— begin —
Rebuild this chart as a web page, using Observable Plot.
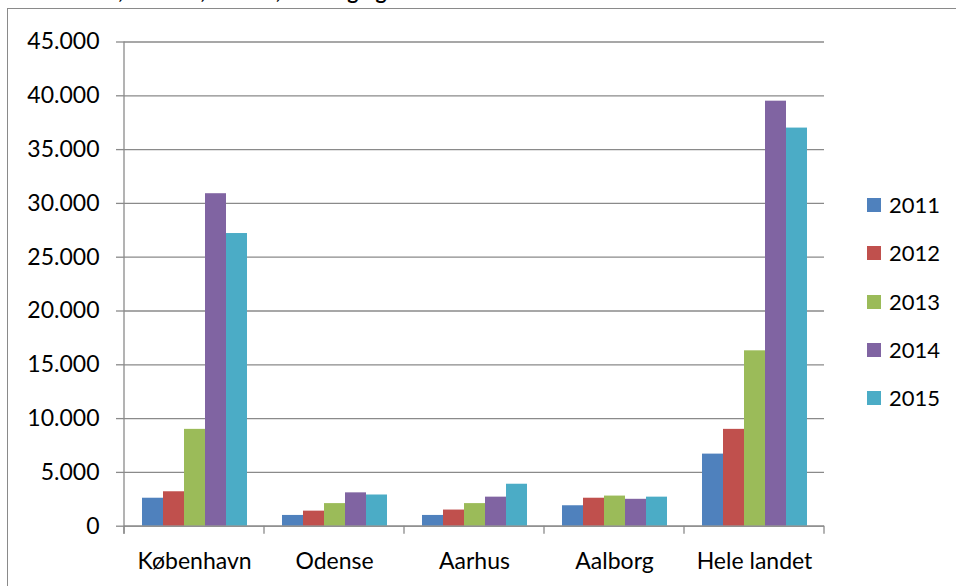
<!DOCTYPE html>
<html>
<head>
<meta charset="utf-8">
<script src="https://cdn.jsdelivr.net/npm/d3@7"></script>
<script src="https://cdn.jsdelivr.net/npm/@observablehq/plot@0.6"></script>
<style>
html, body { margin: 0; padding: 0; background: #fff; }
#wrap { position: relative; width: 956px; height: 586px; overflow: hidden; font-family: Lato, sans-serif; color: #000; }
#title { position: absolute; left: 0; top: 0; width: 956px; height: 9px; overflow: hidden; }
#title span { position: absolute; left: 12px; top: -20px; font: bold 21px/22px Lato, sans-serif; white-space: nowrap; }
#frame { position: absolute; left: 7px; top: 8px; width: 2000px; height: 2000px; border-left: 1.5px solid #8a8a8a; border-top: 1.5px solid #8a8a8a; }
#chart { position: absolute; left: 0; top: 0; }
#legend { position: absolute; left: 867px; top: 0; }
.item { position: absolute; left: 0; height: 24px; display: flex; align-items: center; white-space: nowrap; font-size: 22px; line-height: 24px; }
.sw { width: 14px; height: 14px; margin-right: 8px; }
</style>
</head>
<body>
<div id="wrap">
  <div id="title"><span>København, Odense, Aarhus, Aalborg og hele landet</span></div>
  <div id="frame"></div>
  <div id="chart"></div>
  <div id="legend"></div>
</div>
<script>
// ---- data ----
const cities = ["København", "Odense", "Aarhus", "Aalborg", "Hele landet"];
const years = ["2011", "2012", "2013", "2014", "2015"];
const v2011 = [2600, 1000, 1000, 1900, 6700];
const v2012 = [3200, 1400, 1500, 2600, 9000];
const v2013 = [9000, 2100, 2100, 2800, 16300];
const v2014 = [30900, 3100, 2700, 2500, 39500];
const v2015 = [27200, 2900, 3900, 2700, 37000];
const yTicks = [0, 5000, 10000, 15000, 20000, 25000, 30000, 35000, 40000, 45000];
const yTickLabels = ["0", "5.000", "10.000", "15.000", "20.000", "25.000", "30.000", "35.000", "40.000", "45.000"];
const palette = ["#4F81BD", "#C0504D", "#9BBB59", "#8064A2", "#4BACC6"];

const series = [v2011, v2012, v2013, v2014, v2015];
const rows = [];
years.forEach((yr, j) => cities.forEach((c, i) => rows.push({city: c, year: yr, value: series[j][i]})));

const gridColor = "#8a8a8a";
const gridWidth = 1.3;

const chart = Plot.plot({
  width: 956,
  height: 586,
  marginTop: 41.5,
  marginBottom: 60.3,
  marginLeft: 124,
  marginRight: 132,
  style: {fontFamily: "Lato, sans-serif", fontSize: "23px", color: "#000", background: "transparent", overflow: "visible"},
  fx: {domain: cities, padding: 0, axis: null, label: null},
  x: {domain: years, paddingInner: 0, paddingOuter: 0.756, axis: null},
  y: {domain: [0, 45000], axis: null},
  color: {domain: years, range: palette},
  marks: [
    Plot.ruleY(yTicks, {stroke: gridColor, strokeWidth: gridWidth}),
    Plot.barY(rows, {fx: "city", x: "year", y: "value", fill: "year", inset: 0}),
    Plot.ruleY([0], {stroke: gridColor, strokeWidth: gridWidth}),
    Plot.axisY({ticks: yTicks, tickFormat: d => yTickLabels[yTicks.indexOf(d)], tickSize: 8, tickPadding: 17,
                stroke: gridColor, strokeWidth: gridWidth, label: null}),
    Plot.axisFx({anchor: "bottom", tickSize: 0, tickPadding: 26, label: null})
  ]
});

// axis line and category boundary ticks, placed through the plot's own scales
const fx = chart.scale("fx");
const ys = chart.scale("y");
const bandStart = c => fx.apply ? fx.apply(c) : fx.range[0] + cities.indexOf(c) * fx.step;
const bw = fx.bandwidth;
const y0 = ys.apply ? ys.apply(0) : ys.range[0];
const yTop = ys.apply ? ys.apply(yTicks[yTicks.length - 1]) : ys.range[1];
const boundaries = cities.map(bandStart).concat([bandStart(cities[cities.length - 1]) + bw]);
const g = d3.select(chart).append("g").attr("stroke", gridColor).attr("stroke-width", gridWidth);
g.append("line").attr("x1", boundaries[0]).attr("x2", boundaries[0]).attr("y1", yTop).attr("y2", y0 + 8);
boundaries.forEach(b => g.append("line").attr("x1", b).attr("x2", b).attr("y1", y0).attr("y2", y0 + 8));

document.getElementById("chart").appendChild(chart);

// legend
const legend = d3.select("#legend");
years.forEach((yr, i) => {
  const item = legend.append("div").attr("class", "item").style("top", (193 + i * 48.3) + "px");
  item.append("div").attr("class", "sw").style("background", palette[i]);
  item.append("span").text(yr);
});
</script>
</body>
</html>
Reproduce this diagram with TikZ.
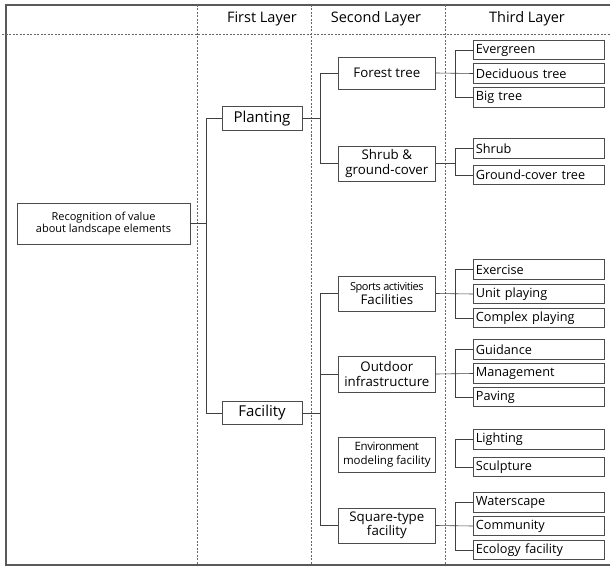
— end —
• _Description of the task_:
Scan the entries above and work out how many lines include the word "chart"; the reply is that number alone.

• _Written answer_:
8